Après, en rouge, ils demandent de bien veiller à présenter les éléments susmentionnés aux contrôleurs à l'arrivée. 

Euh... non. Rien. J'en étais encore aux champignons.

Sous la lettre B, les cases à cocher pour les animaux.

— Chien, chat, oiseau, reptiles, autre animaux.

En rouge: si vous voyagez avec des animaux, vous devez impérativement le mentionner au personnel de cabine qui les mettront en quarantaine à l'arrivée.

Je me fais un autre film: imaginons que pour ce voyage, impossible de trouver un gardien pour mon chien, j'ai décidé au dernier moment de le prendre avec moi. Je me présente à l'embarquement avec ma valise de cabine dans une main et mon chien en laisse dans l'autre. Ça passe, le préposé est distrait, il ne remarque pas l'animal. Je me présente ensuite à la porte d'embarquement, l'hôtesse scanne la carte et caresse le chien. Distraite elle aussi, ça peut arriver. Médor s'installe à mes pieds et reste sage pendant tout le voyage, aucun steward ne remarque la présence incongrue de mon compagnon à quatre pattes. Oui, j'ai agi impulsivement sans penser aux démarches administratives indispensables, ça arrive, c'est pour ça que le gouvernement est là: pour parer à toute éventualité, même la plus improbable. C'est pourquoi, sur la fiche, ils ont prévu une case que je cocherai tout simplement avant l'atterrissage. Médor se retrouvera en quarantaine, probablement pendant toute la durée de mes vacances, il va être nourri et logé, voilà de plus une bonne solution de gardiennage, me dis-je.

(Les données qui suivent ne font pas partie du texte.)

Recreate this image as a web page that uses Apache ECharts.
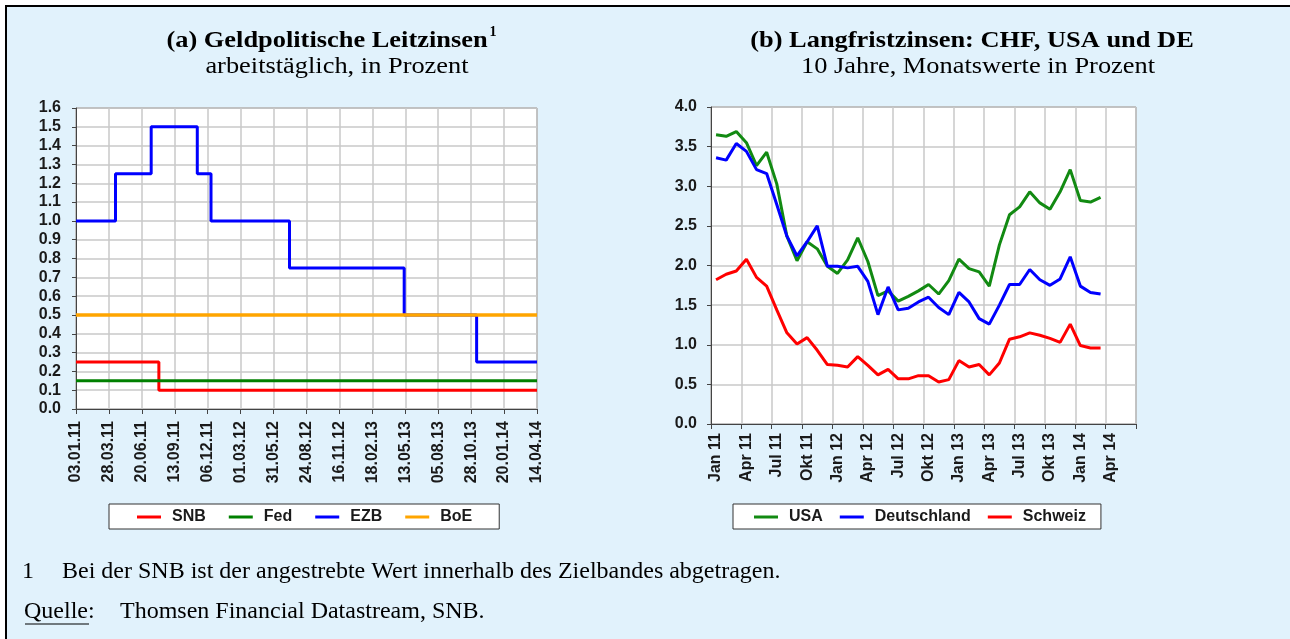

De l'autre côté de la fiche, je dois renseigner mon pedigree. Depuis le temps, j'ai déjà donné toutes mes infos à cette administration sauf, j'en prends conscience à l'instant, mon adresse mail. J'hésite, et puis par bravade, j'écris peu lisiblement une adresse incomplète. Comme ça. Pour chicaner. Petit grain de sable, microbe énergique de nature à pourrir un système qui devient fou.